= WORK INSTRUCTIONS =
Your task is to repeat the lines below exactly, excluding any pictures they contain.

** start COLLECTED DATA **

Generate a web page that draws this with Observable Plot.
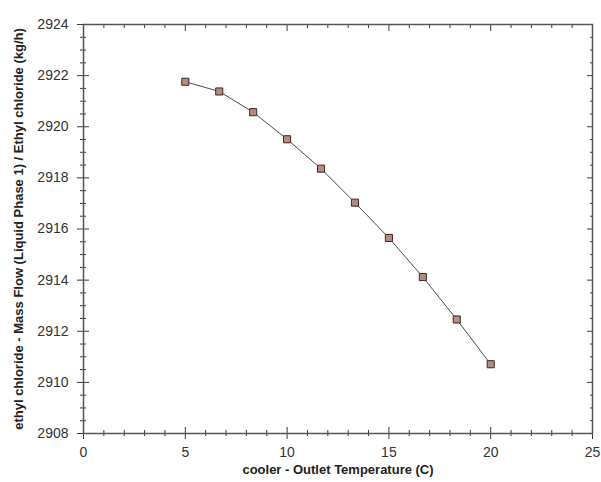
<!DOCTYPE html>
<html>
<head>
<meta charset="utf-8">
<script src="https://cdn.jsdelivr.net/npm/d3@7"></script>
<script src="https://cdn.jsdelivr.net/npm/@observablehq/plot@0.6"></script>
<style>
  html, body { margin: 0; padding: 0; background: #fff; }
  #chart svg { display: block; }
</style>
</head>
<body>
<div id="chart"></div>
<script>
const temperatures = [5, 6.667, 8.333, 10, 11.667, 13.333, 15, 16.667, 18.333, 20];
const massFlow = [2921.76, 2921.38, 2920.57, 2919.51, 2918.36, 2917.03, 2915.65, 2914.12, 2912.46, 2910.71];
const xMajorTicks = [0, 5, 10, 15, 20, 25];
const xMinorTicks = d3.range(0, 25, 1).filter(v => v % 5 !== 0);
const yMajorTicks = [2908, 2910, 2912, 2914, 2916, 2918, 2920, 2922, 2924];
const yMinorTicks = d3.range(2908, 2924, 0.5).filter(v => v % 2 !== 0);
const xLabel = "cooler - Outlet Temperature (C)";
const yLabel = "ethyl chloride - Mass Flow (Liquid Phase 1) / Ethyl chloride (kg/h)";

const data = temperatures.map((t, i) => ({t, m: massFlow[i]}));
const axisColor = "#3a3a3a";

const chart = Plot.plot({
  width: 601,
  height: 482,
  marginLeft: 83,
  marginRight: 9,
  marginTop: 24,
  marginBottom: 49,
  style: {fontFamily: "'Liberation Sans', Arial, sans-serif", fontSize: "14px", color: "#333", background: "#fff"},
  x: {domain: [0, 25]},
  y: {domain: [2908, 2924]},
  marks: [
    // bottom axis: major crossing ticks + labels
    Plot.axisX({anchor: "bottom", ticks: xMajorTicks, tickSize: 6, tickPadding: 8, fontSize: 14, stroke: axisColor, fill: "#333", label: xLabel, labelAnchor: "center", labelArrow: "none", labelOffset: 40}),
    Plot.axisX({anchor: "bottom", ticks: xMajorTicks, tickSize: 6, dy: -6, text: null, label: null, stroke: axisColor}),
    Plot.axisX({anchor: "bottom", ticks: xMinorTicks, tickSize: 3, text: null, label: null, stroke: axisColor}),
    Plot.axisX({anchor: "bottom", ticks: xMinorTicks, tickSize: 3, dy: -3, text: null, label: null, stroke: axisColor}),
    // top axis: inward ticks
    Plot.axisX({anchor: "top", ticks: xMajorTicks, tickSize: 6, dy: 6, text: null, label: null, stroke: axisColor}),
    Plot.axisX({anchor: "top", ticks: xMinorTicks, tickSize: 3, dy: 3, text: null, label: null, stroke: axisColor}),
    // left axis
    Plot.axisY({anchor: "left", ticks: yMajorTicks, tickSize: 6, tickPadding: 9, fontSize: 14, tickFormat: d => String(d), stroke: axisColor, fill: "#333", label: yLabel, labelAnchor: "center", labelArrow: "none", labelOffset: 70}),
    Plot.axisY({anchor: "left", ticks: yMajorTicks, tickSize: 6, dx: 6, text: null, label: null, stroke: axisColor}),
    Plot.axisY({anchor: "left", ticks: yMinorTicks, tickSize: 3, text: null, label: null, stroke: axisColor}),
    Plot.axisY({anchor: "left", ticks: yMinorTicks, tickSize: 3, dx: 3, text: null, label: null, stroke: axisColor}),
    // right axis: inward ticks
    Plot.axisY({anchor: "right", ticks: yMajorTicks, tickSize: 6, dx: -6, text: null, label: null, stroke: axisColor}),
    Plot.axisY({anchor: "right", ticks: yMinorTicks, tickSize: 3, dx: -3, text: null, label: null, stroke: axisColor}),
    Plot.frame({stroke: "#555", strokeWidth: 1.5}),
    Plot.line(data, {x: "t", y: "m", stroke: "#4a4a4a", strokeWidth: 1}),
    Plot.dot(data, {x: "t", y: "m", symbol: "square", r: 4, fill: "#b58a7f", stroke: "#3b2a26", strokeWidth: 1})
  ]
});

document.getElementById("chart").appendChild(chart);
// bold axis labels
chart.querySelectorAll("[aria-label='x-axis label'] text, [aria-label='y-axis label'] text").forEach(t => {
  t.setAttribute("font-weight", "bold");
  t.setAttribute("font-size", "13px");
  t.setAttribute("fill", "#222");
});
</script>
</body>
</html>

** end COLLECTED DATA **

= ANSWER =
Generate a web page that draws this with Observable Plot.
<!DOCTYPE html>
<html>
<head>
<meta charset="utf-8">
<script src="https://cdn.jsdelivr.net/npm/d3@7"></script>
<script src="https://cdn.jsdelivr.net/npm/@observablehq/plot@0.6"></script>
<style>
  html, body { margin: 0; padding: 0; background: #fff; }
  #chart svg { display: block; }
</style>
</head>
<body>
<div id="chart"></div>
<script>
const temperatures = [5, 6.667, 8.333, 10, 11.667, 13.333, 15, 16.667, 18.333, 20];
const massFlow = [2921.76, 2921.38, 2920.57, 2919.51, 2918.36, 2917.03, 2915.65, 2914.12, 2912.46, 2910.71];
const xMajorTicks = [0, 5, 10, 15, 20, 25];
const xMinorTicks = d3.range(0, 25, 1).filter(v => v % 5 !== 0);
const yMajorTicks = [2908, 2910, 2912, 2914, 2916, 2918, 2920, 2922, 2924];
const yMinorTicks = d3.range(2908, 2924, 0.5).filter(v => v % 2 !== 0);
const xLabel = "cooler - Outlet Temperature (C)";
const yLabel = "ethyl chloride - Mass Flow (Liquid Phase 1) / Ethyl chloride (kg/h)";

const data = temperatures.map((t, i) => ({t, m: massFlow[i]}));
const axisColor = "#3a3a3a";

const chart = Plot.plot({
  width: 601,
  height: 482,
  marginLeft: 83,
  marginRight: 9,
  marginTop: 24,
  marginBottom: 49,
  style: {fontFamily: "'Liberation Sans', Arial, sans-serif", fontSize: "14px", color: "#333", background: "#fff"},
  x: {domain: [0, 25]},
  y: {domain: [2908, 2924]},
  marks: [
    // bottom axis: major crossing ticks + labels
    Plot.axisX({anchor: "bottom", ticks: xMajorTicks, tickSize: 6, tickPadding: 8, fontSize: 14, stroke: axisColor, fill: "#333", label: xLabel, labelAnchor: "center", labelArrow: "none", labelOffset: 40}),
    Plot.axisX({anchor: "bottom", ticks: xMajorTicks, tickSize: 6, dy: -6, text: null, label: null, stroke: axisColor}),
    Plot.axisX({anchor: "bottom", ticks: xMinorTicks, tickSize: 3, text: null, label: null, stroke: axisColor}),
    Plot.axisX({anchor: "bottom", ticks: xMinorTicks, tickSize: 3, dy: -3, text: null, label: null, stroke: axisColor}),
    // top axis: inward ticks
    Plot.axisX({anchor: "top", ticks: xMajorTicks, tickSize: 6, dy: 6, text: null, label: null, stroke: axisColor}),
    Plot.axisX({anchor: "top", ticks: xMinorTicks, tickSize: 3, dy: 3, text: null, label: null, stroke: axisColor}),
    // left axis
    Plot.axisY({anchor: "left", ticks: yMajorTicks, tickSize: 6, tickPadding: 9, fontSize: 14, tickFormat: d => String(d), stroke: axisColor, fill: "#333", label: yLabel, labelAnchor: "center", labelArrow: "none", labelOffset: 70}),
    Plot.axisY({anchor: "left", ticks: yMajorTicks, tickSize: 6, dx: 6, text: null, label: null, stroke: axisColor}),
    Plot.axisY({anchor: "left", ticks: yMinorTicks, tickSize: 3, text: null, label: null, stroke: axisColor}),
    Plot.axisY({anchor: "left", ticks: yMinorTicks, tickSize: 3, dx: 3, text: null, label: null, stroke: axisColor}),
    // right axis: inward ticks
    Plot.axisY({anchor: "right", ticks: yMajorTicks, tickSize: 6, dx: -6, text: null, label: null, stroke: axisColor}),
    Plot.axisY({anchor: "right", ticks: yMinorTicks, tickSize: 3, dx: -3, text: null, label: null, stroke: axisColor}),
    Plot.frame({stroke: "#555", strokeWidth: 1.5}),
    Plot.line(data, {x: "t", y: "m", stroke: "#4a4a4a", strokeWidth: 1}),
    Plot.dot(data, {x: "t", y: "m", symbol: "square", r: 4, fill: "#b58a7f", stroke: "#3b2a26", strokeWidth: 1})
  ]
});

document.getElementById("chart").appendChild(chart);
// bold axis labels
chart.querySelectorAll("[aria-label='x-axis label'] text, [aria-label='y-axis label'] text").forEach(t => {
  t.setAttribute("font-weight", "bold");
  t.setAttribute("font-size", "13px");
  t.setAttribute("fill", "#222");
});
</script>
</body>
</html>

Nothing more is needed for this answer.